Untungnya, Pemerintah Venezuela mempertahankan CEC, dengan membolehkan penyesuaian kecil dalam tahun-tahun belakangan ini.

Hasilnya, menegakkan CEC telah memberikan Venezuela pengaman besar di tengah krisis finansial saat ini yang didemonstrasikan sebelumnya dengan pertumbuhan cadangan devisa.

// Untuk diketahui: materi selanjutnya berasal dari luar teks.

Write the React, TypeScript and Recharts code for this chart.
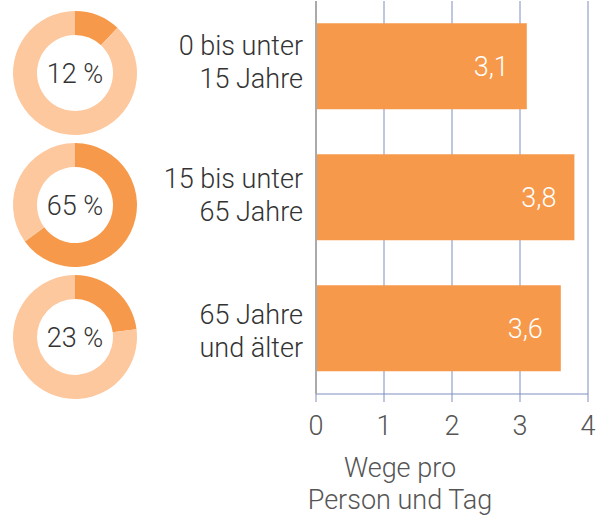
import React from "react";
import { BarChart, Bar, XAxis, YAxis, CartesianGrid, LabelList, PieChart, Pie, Cell, Label } from "recharts";

const categories = ["0 bis unter|15 Jahre", "15 bis unter|65 Jahre", "65 Jahre|und älter"];
const trips = [3.1, 3.8, 3.6];
const tripLabels = ["3,1", "3,8", "3,6"];
const shares = [12, 65, 23];
const xTicks = [0, 1, 2, 3, 4];

const barData = categories.map((c, i) => ({ cat: c, value: trips[i], label: tripLabels[i] }));

const FONT = "Roboto, 'Liberation Sans', sans-serif";
const DARK = "#F7994A";
const LIGHT = "#FDC89E";
const TICK_DY = [-12, -10, -5];

const YTick = (props: any) => {
  const { x, y, payload, index } = props;
  const lines = String(payload.value).split("|");
  const d = TICK_DY[index] ?? -9;
  return (
    <text x={x} y={y} textAnchor="end" fill="#333" fontSize={27} fontFamily={FONT} fontWeight={300}>
      <tspan x={x} dy={d}>{lines[0]}</tspan>
      <tspan x={x} dy={33}>{lines[1]}</tspan>
    </text>
  );
};

const XLabel = () => (
  <text textAnchor="middle" fill="#555" fontSize={27} fontFamily={FONT} fontWeight={300}>
    <tspan x={400} y={477}>Wege pro</tspan>
    <tspan x={400} y={509}>Person und Tag</tspan>
  </text>
);

export default function App() {
  const pieTops = [10, 142, 274];
  return (
    <div style={{ position: "absolute", left: 0, top: 0, width: 609, height: 516, background: "#fff" }}>
      <div style={{ position: "absolute", left: 0, top: 0 }}>
        <BarChart
          width={609}
          height={516}
          data={barData}
          layout="vertical"
          margin={{ top: 1, right: 21, bottom: 0, left: 0 }}
          barCategoryGap="17%"
        >
          <CartesianGrid horizontal={false} vertical={true} stroke="#7f8fc0" strokeWidth={1} />
          <XAxis
            type="number"
            domain={[0, 4]}
            ticks={xTicks}
            height={122}
            stroke="#7f8fc0"
            tickSize={8}
            tickMargin={14}
            tick={{ fill: "#555", fontSize: 27, fontFamily: FONT, fontWeight: 300 }}
            label={<XLabel />}
          />
          <YAxis
            type="category"
            dataKey="cat"
            width={316}
            stroke="#aaa"
            strokeWidth={2}
            tickLine={false}
            tickSize={6}
            tickMargin={7}
            tick={<YTick />}
          />
          <Bar dataKey="value" fill={DARK} isAnimationActive={false}>
            <LabelList
              dataKey="label"
              position="insideRight"
              offset={18}
              fill="#fff"
              fontSize={27}
              fontFamily={FONT}
              fontWeight={300}
            />
          </Bar>
        </BarChart>
      </div>
      {shares.map((s, i) => (
        <div key={i} style={{ position: "absolute", left: 0, top: pieTops[i] }}>
          <PieChart width={150} height={126} margin={{ top: 0, right: 0, bottom: 0, left: 0 }}>
            <Pie
              data={[{ name: "a", value: s }, { name: "b", value: 100 - s }]}
              dataKey="value"
              cx={75}
              cy={63}
              innerRadius={38}
              outerRadius={62}
              startAngle={90}
              endAngle={-270}
              stroke="none"
              isAnimationActive={false}
            >
              <Cell fill={DARK} />
              <Cell fill={LIGHT} />
              <Label
                position="center"
                value={`${s} %`}
                fill="#333"
                fontSize={27}
                fontFamily={FONT}
                fontWeight={300}
              />
            </Pie>
          </PieChart>
        </div>
      ))}
    </div>
  );
}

Aspek positif CEC lainnya adalah harga dolar AS tetap dipatok untuk periode yang lama terlepas dari tingginya tingkat inflasi yang dicatat oleh ekonomi Venezuela dalam tahun-tahun sebelumnya [3]. Maka, bila krisis finansial semakin mendalam dan harga minyak jatuh, devaluasi kecil terhadap Bolivar (mata uang Venezuela), berikut pembelanjaan ketat (austerity spending) dalam tahun fiskal berikutnya dan langkah-langkah serupa lainnya akan memberikan Venezuela mekanisme pertahanan yang cukup, meskipun tanpa menggunakan cadangan devisa, untuk mengatasi krisis finansial.

————–

Martin Saatdjian ialah Sektretaris Ketiga dalam Kementerian Luar Negeri Republik Bolivarian Venezuela.

Catatan:

[1] Dalam wawancara yang diberikan oleh Menteri Ekonomi dan Keuangan pada 5 Oktober 2008, ia mengumukan bahwa saat ini cadangan devisa berada hampir pada jmulah $40 milyar.

[2] Informasi diambil dari: https://www.cia.gov/library/publications/the-world-factbook/

[3] Walaupun inflasi relatif tinggi, upah telah meningkat dengan laju yang lebih cepat dibandingkan inflasi.